The action comes after a report by NFU Mutual showed rural crime cost farmers in the county £1.3million last year. While that was a 25% reduction on 2019 due to restrictions on travel because of Covid, it still made Kent one of the worst affected places in the UK.
Kent's police and crime commissioner has vowed to tackle the problem after some living in the countryside said they felt isolated and forced to take action themselves.
Those detained in July include a man from Seasalter who was stopped by the team as they patrolled Faversham Road, Whitstable.
The 21-year-old was wanted in connection with the theft of chainsaws from a local business. He was arrested and has been released under investigation whilst enquiries continue.
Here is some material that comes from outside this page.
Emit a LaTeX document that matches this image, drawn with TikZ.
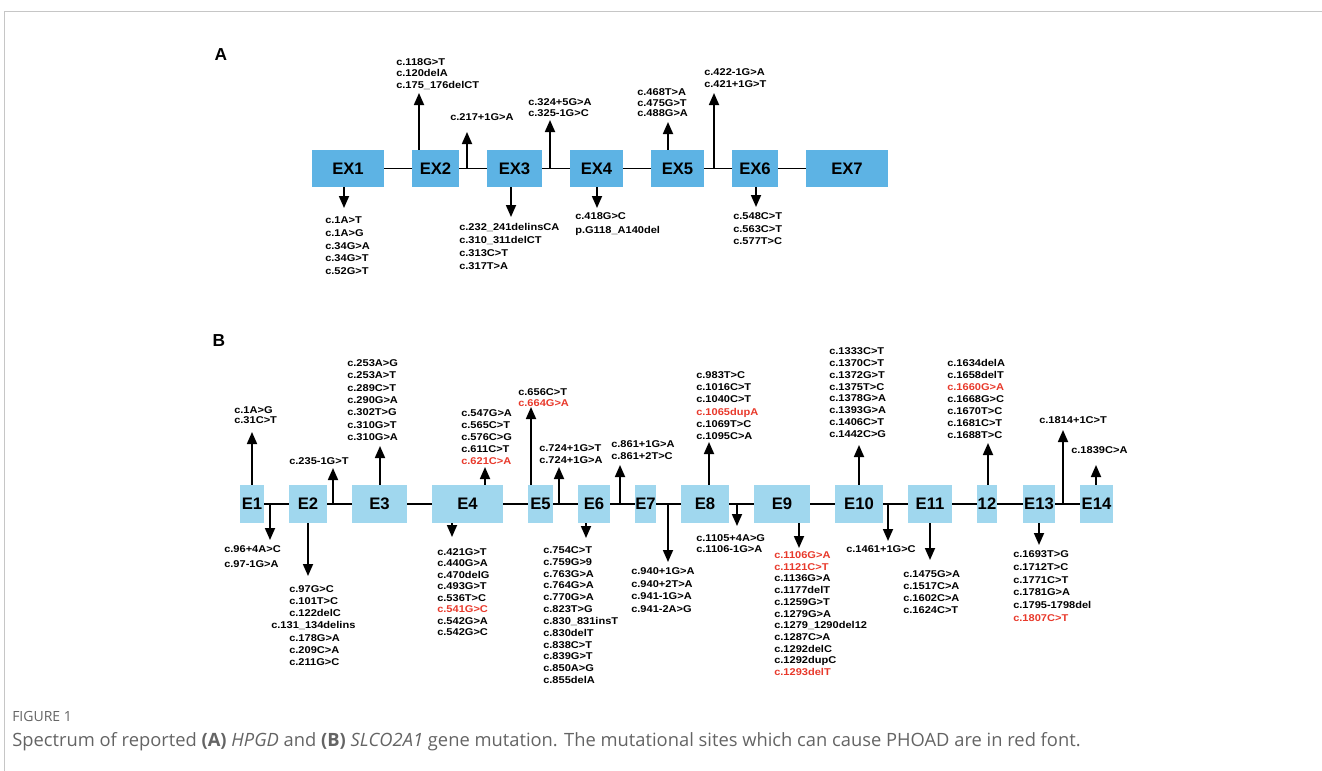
\documentclass[tikz,border=0pt]{standalone}
\usepackage{fontspec}
\setmainfont{Liberation Sans}
\newfontfamily\mutfont{Liberation Sans}[FakeStretch=1.12]
\newfontfamily\capfont{Open Sans}
\usetikzlibrary{arrows.meta,positioning}
\definecolor{exonA}{RGB}{93,179,228}
\definecolor{exonB}{RGB}{160,215,238}
\definecolor{mutred}{RGB}{232,57,43}
\definecolor{captiongray}{RGB}{100,100,100}
\newcommand{\phoad}[1]{\textcolor{mutred}{#1}}
\newcommand{\mutlist}[4]{\node (#1) [mutlabel] at (#2) {\fontsize{7.4}{#3}\selectfont\begin{tabular}[t]{@{}l@{}}#4\end{tabular}};}
\tikzset{
  exonbox/.style={inner sep=0pt, font=\fontsize{12.5}{14}\selectfont\bfseries, text=black},
  exA/.style={exonbox, fill=exonA, minimum height=27.75pt},
  exB/.style={exonbox, fill=exonB, minimum height=28.5pt},
  backbone/.style={line width=1.2pt},
  mutarrow/.style={-{Triangle[width=7.5pt,length=9pt]}, line width=1.3pt},
  mutlabel/.style={anchor=base west, inner sep=0pt, font=\mutfont\bfseries},
  panel/.style={font=\fontsize{13}{15}\selectfont\bfseries},
  caption/.style={anchor=base west, inner sep=0pt, text=captiongray},
}
\begin{document}
\begin{tikzpicture}[x=0.75pt,y=-0.75pt]
\useasboundingbox (0,0) rectangle (1322,771);
\draw[gray!45, line width=0.75pt] (4,771) -- (4,11) -- (1322,11);

% panel A: HPGD
\node (pA) [panel] at (221,55) {A};
\node (ex1) [exA, minimum width=54pt] at (348,168.5) {EX1};
\node (ex2) [exA, minimum width=35.25pt] at (435.5,168.5) {EX2};
\node (ex3) [exA, minimum width=41.25pt] at (514.5,168.5) {EX3};
\node (ex4) [exA, minimum width=39.75pt] at (596.5,168.5) {EX4};
\node (ex5) [exA, minimum width=39.75pt] at (677.5,168.5) {EX5};
\node (ex6) [exA, minimum width=34.5pt] at (755,168.5) {EX6};
\node (ex7) [exA, minimum width=61.5pt] at (847,168.5) {EX7};

\draw[backbone] (ex1) -- (ex2);
\draw[backbone] (ex2) -- (ex3);
\draw[backbone] (ex3) -- (ex4);
\draw[backbone] (ex4) -- (ex5);
\draw[backbone] (ex5) -- (ex6);
\draw[backbone] (ex6) -- (ex7);

\coordinate (tA2) at (419,93);
\coordinate (tA217) at (467,132);
\coordinate (tA324) at (550,120);
\coordinate (tA5) at (668,122);
\coordinate (tA422) at (714,93);
\coordinate (tA1) at (344,208);
\coordinate (tA3) at (511,217);
\coordinate (tA4) at (597,208);
\coordinate (tA6) at (756,207);

\draw[mutarrow] (tA2 |- ex2.north) -- (tA2);
\draw[mutarrow] (tA217 |- ex2.east) -- (tA217);
\draw[mutarrow] (tA324 |- ex3.east) -- (tA324);
\draw[mutarrow] (tA5 |- ex5.north) -- (tA5);
\draw[mutarrow] (tA422 |- ex5.east) -- (tA422);
\draw[mutarrow] (tA1 |- ex1.south) -- (tA1);
\draw[mutarrow] (tA3 |- ex3.south) -- (tA3);
\draw[mutarrow] (tA4 |- ex4.south) -- (tA4);
\draw[mutarrow] (tA6 |- ex6.south) -- (tA6);

\mutlist{lA2}{396,65.5}{8.6pt}{c.118G>T\\c.120delA\\c.175\_176delCT}
\mutlist{lA217}{450,120.5}{8.6pt}{c.217+1G>A}
\mutlist{lA324}{528,105.5}{8.25pt}{c.324+5G>A\\c.325-1G>C}
\mutlist{lA5}{637,95.5}{7.9pt}{c.468T>A\\c.475G>T\\c.488G>A}
\mutlist{lA422}{704,75.5}{9pt}{c.422-1G>A\\c.421+1G>T}
\mutlist{lA1}{325,223.5}{9.6pt}{c.1A>T\\c.1A>G\\c.34G>A\\c.34G>T\\c.52G>T}
\mutlist{lA3}{459,230.5}{9.75pt}{c.232\_241delinsCA\\c.310\_311delCT\\c.313C>T\\c.317T>A}
\mutlist{lA4}{575,219.5}{10.5pt}{c.418G>C\\p.G118\_A140del}
\mutlist{lA6}{733,219.5}{9.4pt}{c.548C>T\\c.563C>T\\c.577T>C}

% panel B: SLCO2A1
\node (pB) [panel] at (219,341) {B};
\node (e1) [exB, minimum width=18pt] at (252,504) {E1};
\node (e2) [exB, minimum width=28.5pt] at (308,504) {E2};
\node (e3) [exB, minimum width=41.25pt] at (379.5,504) {E3};
\node (e4) [exB, minimum width=53.25pt] at (467.5,504) {E4};
\node (e5) [exB, minimum width=18.75pt] at (540.5,504) {E5};
\node (e6) [exB, minimum width=24pt] at (594,504) {E6};
\node (e7) [exB, minimum width=15.75pt] at (645.5,504) {E7};
\node (e8) [exB, minimum width=36pt] at (705,504) {E8};
\node (e9) [exB, minimum width=42pt] at (782,504) {E9};
\node (e10) [exB, minimum width=36pt] at (859,504) {E10};
\node (e11) [exB, minimum width=33pt] at (930,504) {E11};
\node (e12) [exB, minimum width=15pt] at (987,504) {12};
\node (e13) [exB, minimum width=24pt] at (1039,504) {E13};
\node (e14) [exB, minimum width=24.75pt] at (1096.5,504) {E14};

\draw[backbone] (e1) -- (e2);
\draw[backbone] (e2) -- (e3);
\draw[backbone] (e3) -- (e4);
\draw[backbone] (e4) -- (e5);
\draw[backbone] (e5) -- (e6);
\draw[backbone] (e6) -- (e7);
\draw[backbone] (e7) -- (e8);
\draw[backbone] (e8) -- (e9);
\draw[backbone] (e9) -- (e10);
\draw[backbone] (e10) -- (e11);
\draw[backbone] (e11) -- (e12);
\draw[backbone] (e12) -- (e13);
\draw[backbone] (e13) -- (e14);

% up arrows
\coordinate (tB1) at (252,432);
\coordinate (tB235) at (333,468);
\coordinate (tB3) at (380,446);
\coordinate (tB4) at (485,467);
\coordinate (tB5) at (531,407);
\coordinate (tB724) at (559,467);
\coordinate (tB861) at (620,465);
\coordinate (tB8) at (709,442);
\coordinate (tB10) at (859,445);
\coordinate (tB12) at (988,443);
\coordinate (tB1814) at (1063,430);
\coordinate (tB14) at (1096,465);

\draw[mutarrow] (tB1 |- e1.north) -- (tB1);
\draw[mutarrow] (tB235 |- e2.east) -- (tB235);
\draw[mutarrow] (tB3 |- e3.north) -- (tB3);
\draw[mutarrow] (tB4 |- e4.north) -- (tB4);
\draw[mutarrow] (tB5 |- e5.north) -- (tB5);
\draw[mutarrow] (tB724 |- e5.east) -- (tB724);
\draw[mutarrow] (tB861 |- e6.east) -- (tB861);
\draw[mutarrow] (tB8 |- e8.north) -- (tB8);
\draw[mutarrow] (tB10 |- e10.north) -- (tB10);
\draw[mutarrow] (tB12 |- e12.north) -- (tB12);
\draw[mutarrow] (tB1814 |- e13.east) -- (tB1814);
\draw[mutarrow] (tB14 |- e14.north) -- (tB14);

% down arrows
\coordinate (dB96) at (270,540);
\coordinate (dB2) at (308,576);
\coordinate (dB4) at (452,537);
\coordinate (dB6) at (586,538);
\coordinate (dB940) at (668,562);
\coordinate (dB1105) at (737,526);
\coordinate (dB9) at (799,548);
\coordinate (dB1461) at (888,541);
\coordinate (dB11) at (930,560);
\coordinate (dB13) at (1039,545);

\draw[mutarrow] (dB96 |- e1.east) -- (dB96);
\draw[mutarrow] (dB2 |- e2.south) -- (dB2);
\draw[mutarrow] (dB4 |- e4.south) -- (dB4);
\draw[mutarrow] (dB6 |- e6.south) -- (dB6);
\draw[mutarrow] (dB940 |- e7.east) -- (dB940);
\draw[mutarrow] (dB1105 |- e8.east) -- (dB1105);
\draw[mutarrow] (dB9 |- e9.south) -- (dB9);
\draw[mutarrow] (dB1461 |- e10.east) -- (dB1461);
\draw[mutarrow] (dB11 |- e11.south) -- (dB11);
\draw[mutarrow] (dB13 |- e13.south) -- (dB13);

\mutlist{lB1}{234,413.5}{7.5pt}{c.1A>G\\c.31C>T}
\mutlist{lB235}{289,464.5}{8pt}{c.235-1G>T}
\mutlist{lB3}{347,366.5}{9.25pt}{c.253A>G\\c.253A>T\\c.289C>T\\c.290G>A\\c.302T>G\\c.310G>T\\c.310G>A}
\mutlist{lB4u}{461,416.5}{9pt}{c.547G>A\\c.565C>T\\c.576C>G\\c.611C>T\\\phoad{c.621C>A}}
\mutlist{lB5}{518,395.5}{8.25pt}{c.656C>T\\\phoad{c.664G>A}}
\mutlist{lB724}{539,451.5}{9pt}{c.724+1G>T\\c.724+1G>A}
\mutlist{lB861}{611,447.5}{9pt}{c.861+1G>A\\c.861+2T>C}
\mutlist{lB8}{696,378.5}{9.15pt}{c.983T>C\\c.1016C>T\\c.1040C>T\\\phoad{c.1065dupA}\\c.1069T>C\\c.1095C>A}
\mutlist{lB10}{829,354.5}{8.9pt}{c.1333C>T\\c.1370C>T\\c.1372G>T\\c.1375T>C\\c.1378G>A\\c.1393G>A\\c.1406C>T\\c.1442C>G}
\mutlist{lB12}{947,366.5}{9pt}{c.1634delA\\c.1658delT\\\phoad{c.1660G>A}\\c.1668G>C\\c.1670T>C\\c.1681C>T\\c.1688T>C}
\mutlist{lB1814}{1039,423.5}{9pt}{c.1814+1C>T}
\mutlist{lB1839}{1071,453.5}{9pt}{c.1839C>A}

\mutlist{lB96}{224,552.5}{11.25pt}{c.96+4A>C\\c.97-1G>A}
\mutlist{lB2}{289,592.5}{9.1pt}{c.97G>C\\c.101T>C\\c.122delC\\\hspace*{-13.5pt}c.131\_134delins\\c.178G>A\\c.209C>A\\c.211G>C}
\mutlist{lB4d}{437,555.5}{8.57pt}{c.421G>T\\c.440G>A\\c.470delG\\c.493G>T\\c.536T>C\\\phoad{c.541G>C}\\c.542G>A\\c.542G>C}
\mutlist{lB6}{543,553.5}{8.86pt}{c.754C>T\\c.759G>9\\c.763G>A\\c.764G>A\\c.770G>A\\c.823T>G\\c.830\_831insT\\c.830delT\\c.838C>T\\c.839G>T\\c.850A>G\\c.855delA}
\mutlist{lB940}{631,574.5}{9.5pt}{c.940+1G>A\\c.940+2T>A\\c.941-1G>A\\c.941-2A>G}
\mutlist{lB1105}{696,541.5}{8.25pt}{c.1105+4A>G\\c.1106-1G>A}
\mutlist{lB9}{774,558.5}{8.78pt}{\phoad{c.1106G>A}\\\phoad{c.1121C>T}\\c.1136G>A\\c.1177delT\\c.1259G>T\\c.1279G>A\\c.1279\_1290del12\\c.1287C>A\\c.1292delC\\c.1292dupC\\\phoad{c.1293delT}}
\mutlist{lB1461}{846,552.5}{9pt}{c.1461+1G>C}
\mutlist{lB11}{903,577.5}{9pt}{c.1475G>A\\c.1517C>A\\c.1602C>A\\c.1624C>T}
\mutlist{lB13}{1013,557.5}{9.6pt}{c.1693T>G\\c.1712T>C\\c.1771C>T\\c.1781G>A\\c.1795-1798del\\\phoad{c.1807C>T}}

% caption
\node (fig) [caption, font=\capfont\fontsize{10.5}{12}\selectfont] at (12,721) {FIGURE 1};
\node (cap) [caption, font=\capfont\fontsize{13.75}{16}\selectfont] at (12,746) {Spectrum of reported \textbf{(A)} \textit{HPGD} and \textbf{(B)} \textit{SLCO2A1} gene mutation. The mutational sites which can cause PHOAD are in red font.};
\end{tikzpicture}
\end{document}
A 30-year-old man from Yorkshire was arrested at a petrol station in Norton on July 10 after a search of his vehicle located 27 bottles of champagne that are believed to have been stolen.
Jos Brynmor-Jones has a farm near Meopham
The man was also arrested on suspicion of driving without a licence or insurance.
A 25-year-old from London was stopped by the team in Old Tovil Road, Maidstone ten days later. The officers suspected the recovery vehicle he was using had been stolen and displayed false numberplates.
In addition to this, he did not hold a valid driving licence. He has been released from custody whilst enquiries continue.
In total, the officers seized 26 vehicles and issued 12 tickets for driving offences, they also worked with local authorities across the county on four separate action days aimed at targeting those fly-tipping.
As farmers begin their harvest the rural team will be on the trail of those involved in hare coursing. This is an illegal activity which not only involves the unnecessary suffering of wildlife but often results in landowners being threatened and damage being caused to crops.
In a bid to combat a rise in attacks on livestock by dogs the team have updated their response to such incidents. The officers have developed a strategy to ensure that any potential forensic evidence is captured and will take ownership of all livestock attacks reported to them.
Sergeant Darren Walshaw of the Rural Task Force said: "The team work hard to combat a variety of issues experienced by the rural community including the anti-social use off-road vehicles, rogue traders and the theft of expensive agricultural equipment.
"We have developed a number of apps for people in the rural community so they can share information with us quickly and our Farm Watch group now exceeds 1,500 members. We do not underestimate that people in these areas can feel isolated and it is important we utilise technology to ensure we can communicate effectively.
"There have been a number of notable successes in July and we remain committed to offering a first-class service to those in rural communities."